Leveraging Technology and Open Data
Digital tools can dramatically lower the cost of information sharing and monitoring. E-governance platforms that publish procurement data, budget execution, and public contracts in real time enable citizens and journalists to spot irregularities. India’s e-procurement system (GeM) and Mexico’s Compranet have increased competition and reduced corruption in public buying. Similarly, mobile apps that allow citizens to report service failures (e.g., for garbage collection or road repairs) create actionable feedback loops. Open data initiatives, when combined with civil society training, make transparency effective.
Legal Reforms: Right to Information and Whistleblower Protection
Over 100 countries now have Right to Information (RTI) laws, but implementation is uneven. Strengthening RTI requires independent information commissions, proactive disclosure norms, and penalties for non-compliance. Equally important are whistleblower protection laws that shield public servants who expose misconduct. Countries like South Korea and the United States have seen high-impact cases of whistleblowing because legal protections were in place. Without them, few will risk retaliation.
Participatory Governance Mechanisms
Citizen engagement should move beyond elections to ongoing collaboration. Participatory budgeting, as noted, gives communities direct control over funds. Citizen charters (used in Malaysia and India) specify service standards and redress mechanisms. Social audits, pioneered in India’s National Rural Employment Guarantee Act, involve communities reviewing work records and expenditures; this approach has dramatically reduced leakage. Scaling such mechanisms requires training facilitators and ensuring that marginalized voices are heard.
Independent Oversight Bodies and Institutional Safeguards
Ombudsman offices, anti-corruption commissions, and human rights institutions should be constitutionally or legally insulated from executive interference. Appointment processes should involve multiple stakeholders and require supermajorities to reduce partisan bias. The Venice Commission and the OECD provide guidelines for independence. Regular performance audits of these bodies themselves help maintain credibility.

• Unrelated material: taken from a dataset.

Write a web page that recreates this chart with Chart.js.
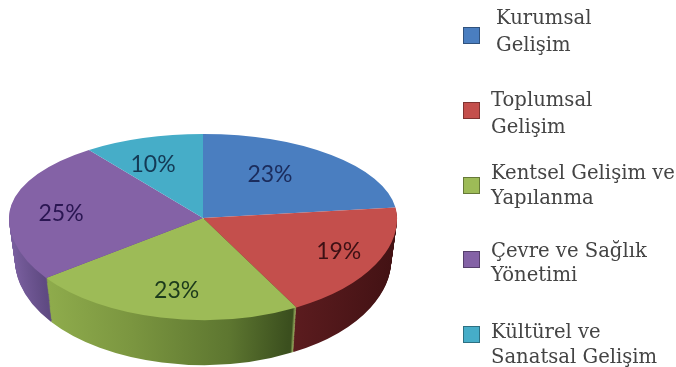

International Cooperation and Standard-Setting
Global initiatives such as the Open Government Partnership (OGP) create peer pressure for accountability reforms. Member countries commit to action plans on transparency, civic space, and anti-corruption. Similarly, the UN Convention against Corruption mandates mutual legal assistance and asset recovery, strengthening horizontal accountability across borders. International financial institutions often condition loans on governance reforms, providing leverage for domestic reformers.
Conclusion
Public accountability is not a luxury of wealthy democracies; it is a fundamental driver of government effectiveness everywhere. From reducing corruption and improving service delivery to building trust and ensuring that limited resources reach those who need them most, accountability systems transform how states function. Yet building these systems requires persistent effort: legal reforms, institutional capacity, technology, and active citizenship must work in concert. While challenges remain—especially in contexts of state capture and weak rule of law—the evidence is clear that incremental reforms can yield substantial dividends. Governments that embrace transparency, answerability, and enforcement will not only perform better but also earn the legitimacy essential for long-term stability and development. The path forward lies in continuous innovation, citizen empowerment, and a unwavering commitment to the principle that power must be held to account.